Baku, Azerbaijan, Feb. 25
By Elchin Mehdiyev - Trend:
Turkey always supports Azerbaijan in informing the world community about the Khojaly genocide, Turkish Ambassador to Azerbaijan Ismail Alper Joshgun said at an embassy event dedicated to 22nd anniversary of the Khojaly tragedy on Feb. 25.
"The memory of the Khojaly genocide victims is revered worldwide, including Turkey," he added.
"Informing the world about the Khojaly genocide is the duty of our conscience," he said. "Together with Azerbaijan we are trying to tell the world about this tragedy."
During the event, the representative of the Turkish Republic of Northern Cyprus Saadeddin Topugchu stressed that one must remember these bloody events.
"We share the grief of our Azerbaijani brothers," he stressed.
In her speech, Azerbaijani MP Malahat Ibrahimgizi stressed that the Khojaly genocide is a tragedy for the whole Turkic world and the perpetrators of this tragedy must answer for their actions.
MP Yaqub Mahmudov stressed that one must not forget this bloody page of history.
He stressed that the Armenians had committed crimes against the Turks throughout history.
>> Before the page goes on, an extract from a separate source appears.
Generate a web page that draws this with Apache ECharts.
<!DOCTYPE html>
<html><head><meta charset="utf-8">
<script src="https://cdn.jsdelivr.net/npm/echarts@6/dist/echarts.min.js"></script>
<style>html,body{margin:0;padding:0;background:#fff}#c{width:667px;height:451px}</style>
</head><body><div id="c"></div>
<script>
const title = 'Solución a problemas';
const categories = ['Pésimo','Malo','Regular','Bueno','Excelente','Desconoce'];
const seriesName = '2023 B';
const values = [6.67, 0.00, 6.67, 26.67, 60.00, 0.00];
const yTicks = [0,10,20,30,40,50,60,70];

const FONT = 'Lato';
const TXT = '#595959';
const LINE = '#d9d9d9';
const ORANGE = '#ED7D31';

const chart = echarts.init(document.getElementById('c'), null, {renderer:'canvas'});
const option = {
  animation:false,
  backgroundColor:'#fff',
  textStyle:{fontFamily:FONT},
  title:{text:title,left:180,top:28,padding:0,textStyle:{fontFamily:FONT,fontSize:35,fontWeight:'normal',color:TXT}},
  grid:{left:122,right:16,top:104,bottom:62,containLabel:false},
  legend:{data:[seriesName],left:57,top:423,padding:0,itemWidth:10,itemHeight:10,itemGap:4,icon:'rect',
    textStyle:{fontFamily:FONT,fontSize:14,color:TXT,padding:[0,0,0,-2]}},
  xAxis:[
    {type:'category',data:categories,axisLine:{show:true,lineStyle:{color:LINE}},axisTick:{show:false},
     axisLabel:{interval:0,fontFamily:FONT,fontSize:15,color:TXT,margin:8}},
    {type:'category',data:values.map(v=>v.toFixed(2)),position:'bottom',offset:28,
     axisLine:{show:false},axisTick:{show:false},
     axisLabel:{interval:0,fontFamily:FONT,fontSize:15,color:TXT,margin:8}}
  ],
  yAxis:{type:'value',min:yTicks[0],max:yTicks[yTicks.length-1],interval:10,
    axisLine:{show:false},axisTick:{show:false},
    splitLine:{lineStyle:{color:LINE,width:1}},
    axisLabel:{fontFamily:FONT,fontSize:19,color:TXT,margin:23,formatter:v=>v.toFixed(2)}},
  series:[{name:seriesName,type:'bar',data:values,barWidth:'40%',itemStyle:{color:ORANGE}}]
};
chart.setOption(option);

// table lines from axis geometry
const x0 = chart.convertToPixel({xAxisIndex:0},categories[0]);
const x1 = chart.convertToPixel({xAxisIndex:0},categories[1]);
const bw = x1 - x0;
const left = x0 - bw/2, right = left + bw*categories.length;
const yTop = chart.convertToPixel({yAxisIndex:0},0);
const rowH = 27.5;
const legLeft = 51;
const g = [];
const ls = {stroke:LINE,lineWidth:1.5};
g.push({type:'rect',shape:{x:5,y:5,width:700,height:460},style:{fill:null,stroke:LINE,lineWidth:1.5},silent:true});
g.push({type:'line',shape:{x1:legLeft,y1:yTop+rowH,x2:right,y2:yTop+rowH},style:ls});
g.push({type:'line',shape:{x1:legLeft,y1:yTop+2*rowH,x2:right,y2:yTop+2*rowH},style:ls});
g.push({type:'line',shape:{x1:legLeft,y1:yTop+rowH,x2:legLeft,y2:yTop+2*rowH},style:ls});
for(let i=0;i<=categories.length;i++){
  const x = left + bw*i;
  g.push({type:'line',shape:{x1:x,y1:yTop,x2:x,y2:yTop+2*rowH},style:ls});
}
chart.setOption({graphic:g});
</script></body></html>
Serzh Sargsyan, who committed a crime against the Azerbaijani people, is now the Armenian president.
"Why do countries and international organisations talking about justice, not see it?" Mahmudov said.
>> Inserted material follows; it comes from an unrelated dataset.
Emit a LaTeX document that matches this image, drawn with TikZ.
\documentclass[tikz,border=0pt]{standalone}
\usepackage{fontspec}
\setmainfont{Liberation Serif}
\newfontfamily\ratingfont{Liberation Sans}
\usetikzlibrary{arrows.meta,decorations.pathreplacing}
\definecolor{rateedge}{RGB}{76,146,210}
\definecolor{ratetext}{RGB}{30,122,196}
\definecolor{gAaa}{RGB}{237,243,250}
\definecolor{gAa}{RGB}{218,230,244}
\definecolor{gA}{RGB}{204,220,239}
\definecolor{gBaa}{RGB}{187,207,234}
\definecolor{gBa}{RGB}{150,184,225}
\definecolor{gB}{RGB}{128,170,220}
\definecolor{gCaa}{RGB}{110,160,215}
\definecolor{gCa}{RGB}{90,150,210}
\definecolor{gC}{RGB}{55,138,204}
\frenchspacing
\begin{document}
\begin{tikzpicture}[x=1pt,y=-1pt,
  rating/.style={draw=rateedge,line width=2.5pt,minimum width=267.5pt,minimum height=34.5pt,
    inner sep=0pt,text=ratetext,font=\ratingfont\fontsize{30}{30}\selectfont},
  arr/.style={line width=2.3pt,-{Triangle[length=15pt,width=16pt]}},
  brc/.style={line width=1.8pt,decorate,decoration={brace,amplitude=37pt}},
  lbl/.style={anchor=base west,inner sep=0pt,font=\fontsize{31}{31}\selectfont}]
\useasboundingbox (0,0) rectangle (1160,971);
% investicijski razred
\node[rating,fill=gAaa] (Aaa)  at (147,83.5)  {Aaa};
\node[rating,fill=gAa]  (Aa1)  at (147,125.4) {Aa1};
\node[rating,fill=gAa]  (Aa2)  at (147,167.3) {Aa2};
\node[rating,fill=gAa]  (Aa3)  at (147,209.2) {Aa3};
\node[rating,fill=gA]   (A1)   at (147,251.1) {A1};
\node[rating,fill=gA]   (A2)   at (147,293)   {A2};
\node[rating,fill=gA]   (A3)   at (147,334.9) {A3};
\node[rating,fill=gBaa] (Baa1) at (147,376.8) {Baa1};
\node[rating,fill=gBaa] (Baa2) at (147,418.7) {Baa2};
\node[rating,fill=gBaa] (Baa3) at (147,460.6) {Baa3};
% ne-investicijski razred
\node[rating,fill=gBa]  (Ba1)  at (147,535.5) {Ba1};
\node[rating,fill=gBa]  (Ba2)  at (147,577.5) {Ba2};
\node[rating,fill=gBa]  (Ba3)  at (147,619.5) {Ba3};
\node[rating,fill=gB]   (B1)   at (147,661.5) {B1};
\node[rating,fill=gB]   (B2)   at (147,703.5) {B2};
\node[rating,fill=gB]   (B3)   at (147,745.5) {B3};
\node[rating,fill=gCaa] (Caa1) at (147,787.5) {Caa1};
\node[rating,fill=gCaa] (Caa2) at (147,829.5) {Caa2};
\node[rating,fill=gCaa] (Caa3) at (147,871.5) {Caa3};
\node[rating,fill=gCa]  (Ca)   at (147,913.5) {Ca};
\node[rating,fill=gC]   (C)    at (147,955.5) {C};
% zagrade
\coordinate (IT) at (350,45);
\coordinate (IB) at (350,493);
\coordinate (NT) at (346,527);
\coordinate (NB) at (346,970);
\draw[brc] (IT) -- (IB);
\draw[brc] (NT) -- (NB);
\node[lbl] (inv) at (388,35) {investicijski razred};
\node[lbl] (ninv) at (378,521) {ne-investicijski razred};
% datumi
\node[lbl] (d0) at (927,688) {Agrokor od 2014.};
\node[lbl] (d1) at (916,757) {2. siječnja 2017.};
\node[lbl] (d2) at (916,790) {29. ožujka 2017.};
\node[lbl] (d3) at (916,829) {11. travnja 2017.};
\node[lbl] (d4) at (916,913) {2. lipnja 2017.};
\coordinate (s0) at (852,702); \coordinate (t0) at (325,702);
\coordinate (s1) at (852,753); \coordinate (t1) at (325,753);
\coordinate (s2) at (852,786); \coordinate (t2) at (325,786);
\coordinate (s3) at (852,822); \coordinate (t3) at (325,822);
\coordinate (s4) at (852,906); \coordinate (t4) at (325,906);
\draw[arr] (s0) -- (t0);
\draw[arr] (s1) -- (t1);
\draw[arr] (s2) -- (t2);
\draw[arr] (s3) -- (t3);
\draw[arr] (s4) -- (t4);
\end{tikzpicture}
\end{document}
The participants revered the memory of the Khojaly tragedy victims by a minute's silence. Then, a film about the atrocities committed by Armenians in Khojaly was shown. It was produced by the Turkish TRT TV channel.
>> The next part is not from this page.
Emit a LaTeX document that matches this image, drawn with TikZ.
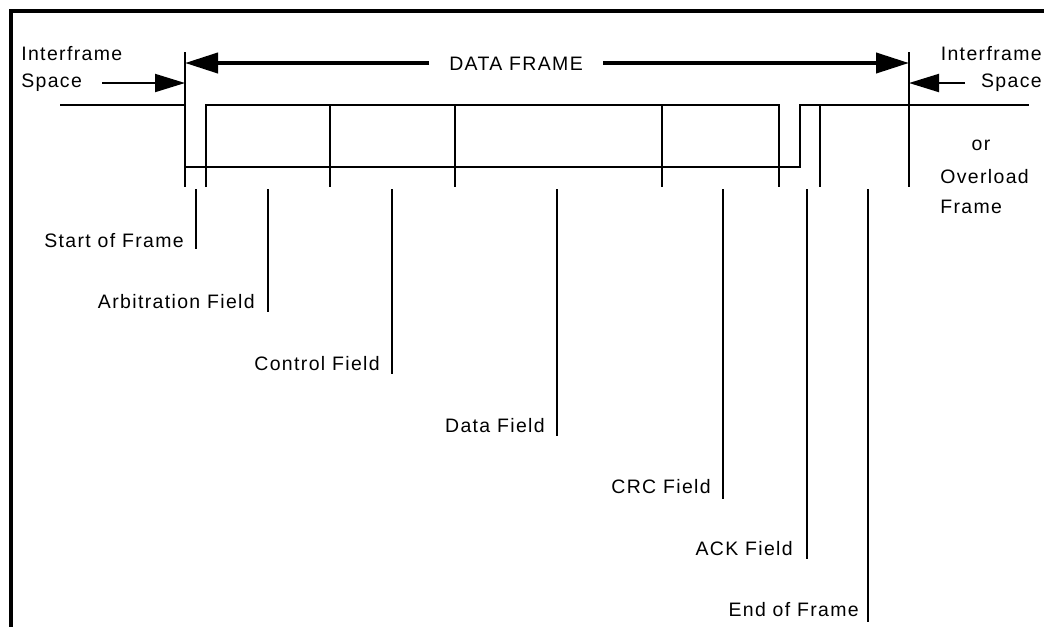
\documentclass[tikz,border=0pt]{standalone}
\usepackage{fontspec}
\setmainfont{Liberation Sans}[LetterSpace=7]
\usetikzlibrary{arrows.meta}
\begin{document}
\begin{tikzpicture}[x=0.75pt,y=-0.75pt,
  font=\fontsize{14.6}{17}\selectfont,
  sig/.style={line width=1.5pt},
  lead/.style={line width=2.2pt},
  lbl/.style={inner sep=0pt, anchor=base east},
  txt/.style={inner sep=0pt},
  bigarrow/.style={line width=3pt,-{Triangle[length=24.75pt,width=15pt]}},
  smallarrow/.style={line width=1.5pt,-{Triangle[length=22.5pt,width=13.5pt]}}]
\useasboundingbox (0,0) rectangle (1044,626);
\clip (0,0) rectangle (1044,626);
% outer frame (cropped)
\draw[line width=3pt] (11,640) -- (11,11) -- (1060,11);

% frame boundaries
\coordinate (fs) at (185,52);
\coordinate (fsb) at (185,187);
\coordinate (fe) at (909,52);
\coordinate (feb) at (909,187);
\draw[sig] (fs) -- (fsb);
\draw[sig] (fe) -- (feb);

% DATA FRAME arrow
\node[txt, inner xsep=15pt] (df) at (516,64) {DATA FRAME};
\coordinate (dfl) at (185,63);
\coordinate (dfr) at (909,63);
\draw[bigarrow] (df.west |- dfl) -- (dfl);
\draw[bigarrow] (df.east |- dfr) -- (dfr);

% Interframe space labels
\node[txt, anchor=base west] (ifl1) at (21,60) {Interframe};
\node[txt, anchor=base west] (ifl2) at (21,87) {Space};
\coordinate (ifla) at (102,83);
\coordinate (iflb) at (185,83);
\draw[smallarrow] (ifla) -- (iflb);

\node[txt, anchor=base east] (ifr1) at (1042,60) {Interframe};
\node[txt, anchor=base east] (ifr2) at (1042,87) {Space};
\coordinate (ifra) at (965,83);
\coordinate (ifrb) at (909,83);
\draw[smallarrow] (ifra) -- (ifrb);

\node[txt, anchor=base] (or) at (981,150) {or};
\node[txt, anchor=base west] (ov) at (940,183) {Overload};
\node[txt, anchor=base west] (ofr) at (940,213) {Frame};

% bus signal
\draw[sig] (60,105) -- (185,105);
\draw[sig] (185,167) -- (800,167) -- (800,105) -- (1029,105);
\draw[sig] (206,187) -- (206,105) -- (779,105) -- (779,187);
\foreach \x in {330,455,662} \draw[sig] (\x,105) -- (\x,187);
\draw[sig] (820,105) -- (820,187);

% field labels and leaders
\node[lbl] (sof) at (184,247) {Start of Frame};
\coordinate (sofa) at (196,189); \coordinate (sofb) at (196,249);
\draw[lead] (sofa) -- (sofb);

\node[lbl] (arb) at (255,308) {Arbitration Field};
\coordinate (arba) at (268,189); \coordinate (arbb) at (268,312);
\draw[lead] (arba) -- (arbb);

\node[lbl] (ctl) at (380,370) {Control Field};
\coordinate (ctla) at (392,189); \coordinate (ctlb) at (392,374);
\draw[lead] (ctla) -- (ctlb);

\node[lbl] (dat) at (545,432) {Data Field};
\coordinate (data) at (557,189); \coordinate (datb) at (557,436);
\draw[lead] (data) -- (datb);

\node[lbl] (crc) at (711,493) {CRC Field};
\coordinate (crca) at (723,189); \coordinate (crcb) at (723,499);
\draw[lead] (crca) -- (crcb);

\node[lbl] (ack) at (793,555) {ACK Field};
\coordinate (acka) at (807,189); \coordinate (ackb) at (807,559);
\draw[lead] (acka) -- (ackb);

\node[lbl] (eof) at (859,616) {End of Frame};
\coordinate (eofa) at (868,189); \coordinate (eofb) at (868,622);
\draw[lead] (eofa) -- (eofb);
\end{tikzpicture}
\end{document}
On February 25-26, 1992 Armenian occupation forces together with the 366th infantry regiment of Soviet troops stationed in Khankendi committed an act of genocide against the population of the Azerbaijani town of Khojaly.
Some 613 people were killed, including 63 children, 106 women and 70 old people. A total of 1000 civilians were disabled during the genocide.
Eight families were totally exterminated, 130 children lost one parent and 25 children lost both.
Some 1275 innocent residents were taken hostages, while the fate of 150 people remains unknown.
The conflict between the two South Caucasus countries began in 1988 when Armenia made territorial claims against Azerbaijan. Armenian armed forces have occupied 20 percent of Azerbaijan since 1992, including the Nagorno-Karabakh region and seven surrounding districts.
Azerbaijan and Armenia signed a ceasefire agreement in 1994. The co-chairs of the OSCE Minsk Group, Russia, France and the U.S. are currently holding peace negotiations.
Armenia has not yet implemented the U.N. Security Council's four resolutions on the liberation of the Nagorno-Karabakh and the surrounding regions.